Valor: A curva de juros se encontra invertida há muito tempo, com o curto prazo pagando mais que o longo. Ela deve voltar ao normal ainda neste ano?
Santos: Achamos que a ‘desinversão’ fica para 2025. No curto prazo, os juros irão cair de verdade quando o Fed cortar os juros. Temos um teto de 5% para o ‘yield’ [retorno] do Treasury de dez anos e um piso de 4%. Não achamos que os juros longos caiam muito. Então, à medida que os juros curtos recuam, a curva voltará ao normal. A questão é: como será esse normal?
Valor: Em que sentido?
Santos: Saímos de um período onde os juros de curto prazo eram zero e os de longo tinham dificuldade em se manter acima de 2%, ou seja, tínhamos juros reais negativos. Em um mundo com a política normalizada, acreditamos que os juros de curto prazo ficarão entre 3% e 3,5%, e os de longo, em torno de 4%, voltando a apresentar juros reais positivos, o que é muito importante para a estratégia de investimento. Teremos renda em renda fixa de novo! E sem ter que buscar riscos demais. Nesse novo ambiente, não é toda companhia que irá bem. Muitas só tiveram bons resultados porque o dinheiro estava de graça. Agora não, vai precisar de gestão ativa em seus investimentos. Voltaremos em parte ao mundo de investimentos que tínhamos antes da crise financeira, baseado em ‘valuations’, em fundamentos, e não em dinheiro buscando retorno adoidado com altos riscos porque os juros reais estavam negativos.

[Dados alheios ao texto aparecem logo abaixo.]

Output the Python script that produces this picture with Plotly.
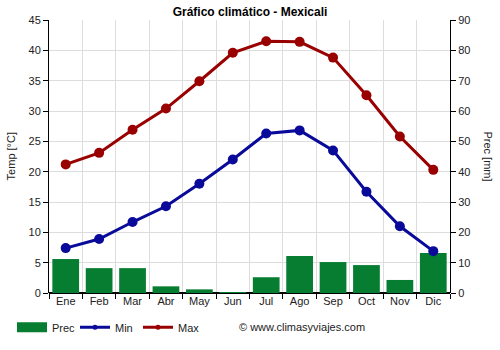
import plotly.graph_objects as go

months = ["Ene", "Feb", "Mar", "Abr", "May", "Jun", "Jul", "Ago", "Sep", "Oct", "Nov", "Dic"]
prec = [11.2, 8.2, 8.2, 2.2, 1.2, 0.2, 5.2, 12.2, 10.2, 9.2, 4.3, 13.2]
tmin = [7.4, 8.9, 11.7, 14.3, 18.0, 22.0, 26.3, 26.8, 23.5, 16.7, 11.0, 6.9]
tmax = [21.2, 23.1, 26.9, 30.4, 34.9, 39.6, 41.5, 41.4, 38.8, 32.6, 25.8, 20.3]

font = "Liberation Sans, Arial, sans-serif"
green = "#077d32"
blue = "#0a0a9a"
red = "#990000"

fig = go.Figure()
fig.add_trace(go.Bar(x=months, y=prec, name="Prec", marker_color=green,
                     marker_line_width=0, yaxis="y", showlegend=False))
fig.add_trace(go.Scatter(x=months, y=tmin, name="Min", mode="lines+markers",
                         line=dict(color=blue, width=3),
                         marker=dict(size=10, color=blue), yaxis="y2", showlegend=False))
fig.add_trace(go.Scatter(x=months, y=tmax, name="Max", mode="lines+markers",
                         line=dict(color=red, width=3),
                         marker=dict(size=10, color=red), yaxis="y2", showlegend=False))

# legend entries
fig.add_trace(go.Scatter(x=[None], y=[None], name="Prec", mode="lines",
                         line=dict(color=green, width=11), yaxis="y2"))
fig.add_trace(go.Scatter(x=[None], y=[None], name="Min", mode="lines+markers",
                         line=dict(color=blue, width=3),
                         marker=dict(size=5, color=blue), yaxis="y2"))
fig.add_trace(go.Scatter(x=[None], y=[None], name="Max", mode="lines+markers",
                         line=dict(color=red, width=3),
                         marker=dict(size=5, color=red), yaxis="y2"))

fig.update_layout(
    width=500, height=350,
    margin=dict(l=49, r=50, t=20, b=57, autoexpand=False),
    paper_bgcolor="white", plot_bgcolor="white",
    font=dict(family=font, size=11, color="#222"),
    bargap=0.2,
    showlegend=True,
    title=dict(text="<b>Gráfico climático - Mexicali</b>", x=0.5, xanchor="center",
               y=0.965, yanchor="middle", font=dict(size=12, color="black")),
    xaxis=dict(type="category", categoryorder="array", categoryarray=months,
               range=[-0.5, len(months) - 0.5],
               tickson="boundaries", showgrid=True, gridcolor="#dddddd",
               ticks="outside", ticklen=5, tickcolor="black", showline=False,
               tickfont=dict(size=11, color="#222")),
    yaxis=dict(range=[0, 90], dtick=10, side="right", showgrid=False,
               ticks="outside", ticklen=5, tickcolor="black",
               showline=True, linecolor="black", linewidth=1,
               zeroline=False, tickfont=dict(size=11, color="#222")),
    yaxis2=dict(range=[0, 45], dtick=5, side="left", overlaying="y",
                showgrid=True, gridcolor="#dddddd",
                ticks="outside", ticklen=5, tickcolor="black",
                showline=True, linecolor="black", linewidth=1,
                zeroline=True, zerolinecolor="black", zerolinewidth=2,
                tickfont=dict(size=11, color="#222")),
    legend=dict(orientation="h", xref="container", yref="container",
                x=0.024, y=0.065, xanchor="left", yanchor="middle",
                font=dict(size=11, color="#222"), itemwidth=30,
                entrywidth=18, entrywidthmode="pixels", traceorder="normal"),
    annotations=[
        dict(text="Temp [°C]", textangle=-90, xref="paper", yref="paper",
             x=-0.095, y=0.5, xanchor="center", yanchor="middle", showarrow=False,
             font=dict(size=11, color="#222")),
        dict(text="Prec [mm]", textangle=90, xref="paper", yref="paper",
             x=1.095, y=0.5, xanchor="center", yanchor="middle", showarrow=False,
             font=dict(size=11, color="#222")),
        dict(text="© www.climasyviajes.com", xref="paper", yref="paper",
             x=0.469, y=-0.125, xanchor="left", yanchor="middle", showarrow=False,
             font=dict(size=11, color="#222")),
    ],
)

fig.write_html("out.html")
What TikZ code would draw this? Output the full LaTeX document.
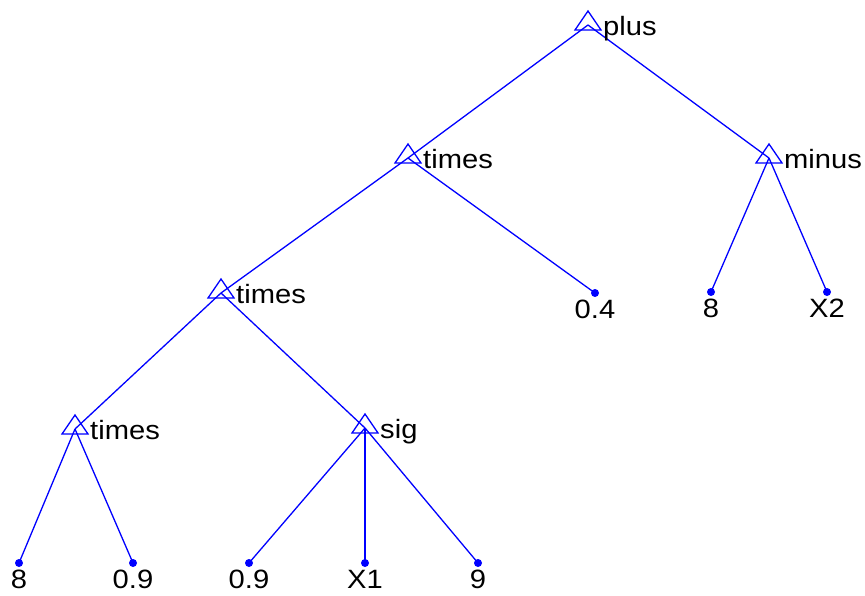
\documentclass[tikz,border=0pt]{standalone}
\usepackage{fontspec}
\setmainfont{Liberation Sans}[FakeStretch=1.1]
\begin{document}
\begin{tikzpicture}[x=1pt,y=-1pt,
  edge/.style={draw=blue, line width=1.3pt},
  tri/.pic={\draw[blue, line width=1.3pt, line join=miter] (0,-14) -- (-13,5) -- (13,5) -- cycle;},
  leaf/.style={circle, fill=blue, inner sep=0pt, minimum size=8pt},
  lab/.style={inner sep=0pt, font=\fontsize{26.5}{30}\selectfont, text=black},
  ilab/.style={lab, anchor=base west},
  llab/.style={lab, anchor=base}]
\useasboundingbox (0,0) rectangle (865,596);
% internal nodes
\coordinate (plus) at (588,25);
\coordinate (timesA) at (408,158);
\coordinate (minus) at (769,158);
\coordinate (timesB) at (221,293);
\coordinate (timesC) at (75,429);
\coordinate (sig) at (365,428);
% leaves
\node[leaf] (l04) at (595,293) {};
\node[leaf] (l8a) at (711,292) {};
\node[leaf] (lx2) at (827,292) {};
\node[leaf] (l8b) at (19,563) {};
\node[leaf] (l09a) at (133,563) {};
\node[leaf] (l09b) at (249,563) {};
\node[leaf] (lx1) at (365,563) {};
\node[leaf] (l9) at (478,563) {};
% edges
\draw[edge] (plus) -- (timesA);
\draw[edge] (plus) -- (minus);
\draw[edge] (timesA) -- (timesB);
\draw[edge] (timesA) -- (l04.center);
\draw[edge] (minus) -- (l8a.center);
\draw[edge] (minus) -- (lx2.center);
\draw[edge] (timesB) -- (timesC);
\draw[edge] (timesB) -- (sig);
\draw[edge] (timesC) -- (l8b.center);
\draw[edge] (timesC) -- (l09a.center);
\draw[edge] (sig) -- (l09b.center);
\draw[edge] (sig) -- (lx1.center);
\draw[edge] (sig) -- (l9.center);
% triangles
\pic at (plus) {tri};
\pic at (timesA) {tri};
\pic at (minus) {tri};
\pic at (timesB) {tri};
\pic at (timesC) {tri};
\pic at (sig) {tri};
% internal labels
\node[ilab] (plusT) at ([xshift=15pt,yshift=-10.5pt]plus) {plus};
\node[ilab] (timesAT) at ([xshift=15pt,yshift=-10.5pt]timesA) {times};
\node[ilab] (minusT) at ([xshift=15pt,yshift=-10.5pt]minus) {minus};
\node[ilab] (timesBT) at ([xshift=15pt,yshift=-10.5pt]timesB) {times};
\node[ilab] (timesCT) at ([xshift=15pt,yshift=-10.5pt]timesC) {times};
\node[ilab] (sigT) at ([xshift=15pt,yshift=-10.5pt]sig) {sig};
% leaf labels
\node[llab] (l04T) at ([yshift=-25.5pt]l04.center) {0.4};
\node[llab] (l8aT) at ([yshift=-25.5pt]l8a.center) {8};
\node[llab] (lx2T) at ([yshift=-25.5pt]lx2.center) {X2};
\node[llab] (l8bT) at ([yshift=-25.5pt]l8b.center) {8};
\node[llab] (l09aT) at ([yshift=-25.5pt]l09a.center) {0.9};
\node[llab] (l09bT) at ([yshift=-25.5pt]l09b.center) {0.9};
\node[llab] (lx1T) at ([yshift=-25.5pt]lx1.center) {X1};
\node[llab] (l9T) at ([yshift=-25.5pt]l9.center) {9};
\end{tikzpicture}
\end{document}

Valor: Isso pode ser ruim para os emergentes?
Santos: Será mais desafiador. Na última década, de juros reais negativos, investidores tinham que absorver muito risco para gerar retorno e renda. Por isso, aumentou o apetite por ‘carry trade’ de dívida emergente, buscando retorno que compensasse risco extra. Com o retorno dos juros reais positivos nos EUA, e em outros países desenvolvidos, terá que realmente valer a pena para o investidor tomar um risco extra em dívida emergente. Serão mais seletivos. Ainda vemos a dívida de toda América Latina, incluindo Brasil, como positiva porque os juros da região estão muito mais elevados que os EUA. Por isso que vemos vários bancos centrais prestando muita atenção no diferencial de juros com os EUA. Se cortar demais, vai afetar o fluxo de estrangeiros e afeta a moeda, como vimos especialmente em abril com todas as moedas da a América Latina.
Valor: O dólar se valorizou muito em abril…
Santos: Sim, cerca de 3%. Acredito que o potencial da Europa cortar os juros antes dos EUA esteve por trás desse fortalecimento. Antes, as políticas estavam em sincronia e agora começa uma divergência. O fato de o Fed ter o luxo de cortar mais devagar que a Europa provocou uma forte depreciação do euro e da libra, e outras moedas mundiais. O diferencial de juros aumentou muito a favor dos EUA em relação a outros países, o que fez o dólar subir. Acredito que continuará firme, mas não deve se valorizar muito mais. E o mercado vai começar a focar menos no diferencial de juros e focar mais no diferencial de crescimento econômico, que estava muito a favor dos EUA, mas agora está um pouco menos divergente, com a Europa voltando a crescer.
Valor: É possível a inflação dos EUA voltar para meta de 2%?
Santos: Acreditamos que chega perto dos 2%. Projetamos uma inflação média de 2,5% para os próximos 10 a 15 anos. É muito difícil criar um ciclo vicioso de inflação nos EUA. Não existe indexação de preços, de salários, de alugueis, então eles se ajustam. Outra coisa: o sindicato e o trabalhador não têm muito poder perto das empresas. Por outro lado, não temos mais austeridade fiscal, e gastos com infraestrutura, transição energética e a reorganização da cadeia de abastecimento podem ser inflacionários. Não é só produzir onde é mais barato, mas onde é mais seguro. Também existem forças desinflacionárias como a tecnologia sendo a principal por meio de inteligência artificial e automatização.
Valor: Que conselho você daria ao investidor brasileiro?
Santos: Diversifique. Porque os riscos existem. E, especialmente para o brasileiro, tenha uma alocação internacional para acessar temas como tecnologia e saúde, que não existem aqui e são abundantes nos mercados internacionais.